Sarà la lettura recente di Holderlin ma non sarei così d'accordo! wink.gif

Senza dubbio la tecnica è una cosa naturale, tutto è naturale, lo diceva già Spinoza con grande acume. Nella rappresentazione vige il principio di ragion sufficiente, se una cosa succede c'è un motivo, ergo è giusto e naturale che accada. L'ignoto stesso è una condizione misterica che ci pone nel mondo, la "mancanza" è la nostra essenza più profonda, senza di essi saremmo sassi. Da questo punto di vista non condivido molto le preoccupazioni heideggeriane (e non solo) per una ubris della tecnica, la tecnica era anche presso i greci, nell'aratro, nell'edilizia, ecc... insomma non ha senso neanche l'estremo opposto rousseauiano certamente, è una ingenuità totale.
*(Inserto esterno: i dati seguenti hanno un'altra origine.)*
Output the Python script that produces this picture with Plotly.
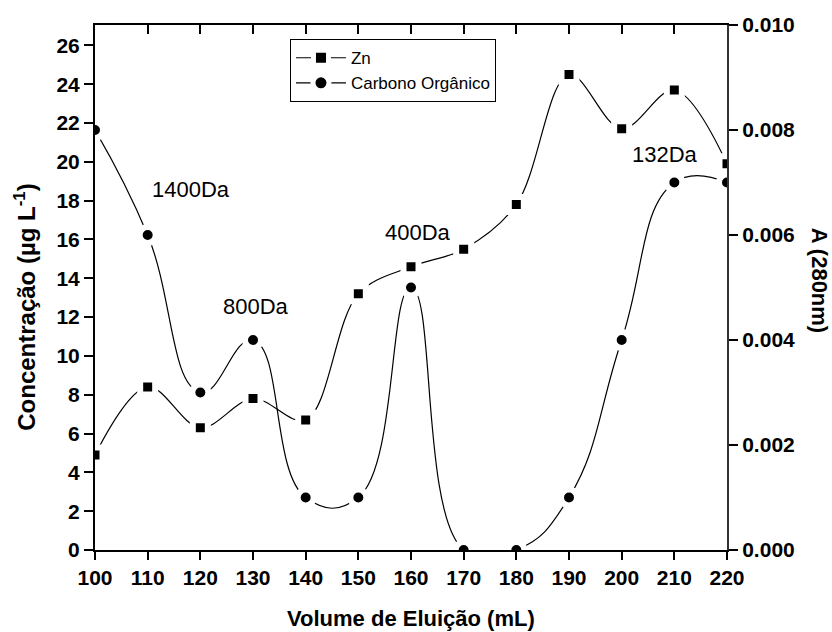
import plotly.graph_objects as go

# Elution volume (mL)
volume = [100, 110, 120, 130, 140, 150, 160, 170, 180, 190, 200, 210, 220]
# Zn concentration (µg L-1), left axis
zn = [4.9, 8.4, 6.3, 7.8, 6.7, 13.2, 14.6, 15.5, 17.8, 24.5, 21.7, 23.7, 19.9]
# Organic carbon absorbance at 280 nm, right axis
carbono = [0.008, 0.006, 0.003, 0.004, 0.001, 0.001, 0.005, 0.000, 0.000,
           0.001, 0.004, 0.007, 0.007]

# Molecular-weight labels placed on the left-axis scale
peak_labels = ["1400Da", "800Da", "400Da", "132Da"]
peak_x = [118.2, 130.6, 161.3, 208.2]
peak_y = [18.6, 12.56, 16.37, 20.4]

FONT = "Liberation Sans"

fig = go.Figure()

fig.add_trace(go.Scatter(
    x=volume, y=zn, name="Zn", mode="lines+markers",
    line=dict(color="black", width=1.2, shape="spline", smoothing=1.0),
    marker=dict(symbol="square", size=15, color="black",
                line=dict(color="white", width=6)),
    xaxis="x", yaxis="y",
))
fig.add_trace(go.Scatter(
    x=volume, y=carbono, name="Carbono Orgânico", mode="lines+markers",
    line=dict(color="black", width=1.2, shape="spline", smoothing=1.3),
    marker=dict(symbol="circle", size=16, color="black",
                line=dict(color="white", width=6)),
    xaxis="x", yaxis="y2",
))
# invisible carrier for the top axis with inward ticks
fig.add_trace(go.Scatter(x=[volume[0], volume[-1]], y=[0, 0], mode="markers",
                         marker=dict(opacity=0), showlegend=False,
                         hoverinfo="skip", xaxis="x2", yaxis="y"))

for txt, px, py in zip(peak_labels, peak_x, peak_y):
    fig.add_annotation(x=px, y=py, xref="x", yref="y", text=txt,
                       showarrow=False, xanchor="center", yanchor="middle",
                       font=dict(family=FONT, size=22, color="black"))

# axis titles
fig.add_annotation(x=0.5, y=-0.131, xref="paper", yref="paper",
                   xanchor="center", yanchor="middle",
                   text="Volume de Eluição (mL)", showarrow=False,
                   font=dict(family=FONT, size=22, color="black", weight="bold"))
fig.add_annotation(x=-0.111, y=0.463, xref="paper", yref="paper",
                   xanchor="center", yanchor="middle",
                   text="Concentração (µg L<sup>-1</sup>)", showarrow=False,
                   textangle=-90,
                   font=dict(family=FONT, size=24, color="black", weight="bold"))
fig.add_annotation(x=1.1456, y=0.513, xref="paper", yref="paper",
                   xanchor="center", yanchor="middle",
                   text="A (280nm)", showarrow=False, textangle=90,
                   font=dict(family=FONT, size=22, color="black", weight="bold"))

tickfont = dict(family=FONT, size=21, color="black", weight="bold")

fig.update_layout(
    width=832, height=632,
    margin=dict(l=95, r=105, t=25, b=82),
    paper_bgcolor="white", plot_bgcolor="white",
    font=dict(family=FONT, color="black"),
    showlegend=True,
    legend=dict(x=0.3085, y=0.973, xanchor="left", yanchor="top",
                bordercolor="black", borderwidth=1, bgcolor="white",
                font=dict(family=FONT, size=17, color="black"),
                itemwidth=50, tracegroupgap=0),
    xaxis=dict(range=[100, 220], dtick=10, tick0=100, showgrid=False, zeroline=False,
               showline=True, linecolor="black", linewidth=2,
               ticks="outside", ticklen=8, tickwidth=2, tickcolor="black",
               tickfont=tickfont),
    xaxis2=dict(range=[100, 220], dtick=10, tick0=100, overlaying="x", side="top",
                showgrid=False, zeroline=False, showline=True, linecolor="black",
                linewidth=2, ticks="inside", ticklen=9, tickwidth=2,
                tickcolor="black", showticklabels=False),
    yaxis=dict(range=[0, 27.05], dtick=2, tick0=0, showgrid=False, zeroline=False,
               showline=True, linecolor="black", linewidth=2,
               ticks="outside", ticklen=9, tickwidth=2, tickcolor="black",
               tickfont=tickfont),
    yaxis2=dict(range=[0, 0.010], dtick=0.002, tick0=0, tickformat=".3f",
                overlaying="y", side="right", showgrid=False, zeroline=False,
                showline=True, linecolor="#333333", linewidth=2,
                ticks="outside", ticklen=9, tickwidth=2, tickcolor="black",
                tickfont=tickfont),
)

fig.write_html("out.html")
Quanto fa la differenza è invece il nostro modo di rapportarci all'essere (in senso estremamente generale, traduci vita se vuoi per non entrare in questioni ontologiche) che non deve essere dettato dall'utile. Se c'è un merito dei greci è questa apertura alla fusis (che poi fossero realmente tali non importa!) che nietzsche traduce col concetto di "dionisiaco". Non c'è alcun bisogno del nuovo, il nuovo è nel sorgere del sole o lo schiudersi del fiore (appunto in greco fusis, lo sbocciare, il mostrarsi, che è lo stesso fos della luce), è nell'eterno ritorno dell'uguale che tu devi differenziare. Tu sei chiamato solo a questo, a "fare la differenza". In questo l'arte ha avuto un ruolo predominante nella lettura dei greci da parte di Nietzsche, ma non c'è analisi dell'arte, non c'è teoria estetica o storia dell'arte che tenga, perchè l'arte per sua stessa natura deve sottrarsi al mondo fenomenico (è il sottrarsi) in cui è possibile fare analisi perchè c'è causa-effetto, non c'è differenza (ontologica). Non c'è neanche l'opera a questo punto no? Non c'è evoluzione, non c'è sviluppo, non c'è apertura tecnologica di nuovi orizzonti, queste sono differenze quantitative e in definitiva rimandabili ad uguaglianze e somiglianze, ovvero inesistenti. E' la differenza qualitativa che "fa la differenza" e tale differenziazione è possibile solo nella vita e nel suo aprirsi alla fusis, cosa che la tecnica non aiuta a fare dato che ha per categoria l'utile e per strumento il calcolo (ovvero legge tutto per quantità, in questo è esemplare l'economia, che arriva a teorie decisionali basate sul quantificare l'utilità per i consumatori e prevedere le loro scelte, nietzsche aveva intuito il futuro emergere dell'economia come scienza globale).

Certamente il concetto di volontà di potenza è un po' problematico in questo senso, e siamo costretti a rileggerlo non in un ottica di dominio calcolatorio e previsionistico, utilitaristico, ma come una differenza di potenziale (o potenziale di differenza). Qui ha sbagliato (se ha sbagliato ovviamente) Heidegger nella sua lettura sottovalutando forse le questioni irrisolte in nietzsche. Ad esempio la questione delle maschere dionisiache, del frantumarsi del soggetto che compare negli ultimi scritti, rimanda proprio al differenziarsi del soggetto in se stesso. La prima uguaglianza è infatti quella del sè nel tempo, su cui si articola cartesianamente tutto il metodo rappresentativo del reale, ma quando il mio io tiranno si dissolve e viene a cadere la maschera della persona (si pensi anche all'etimologia in latino) ecco che si possono indossare migliaia di maschere differenti e allora si può realmente aprirsi flessibilmente alla fusis, si può "danzare" sul e col mondo.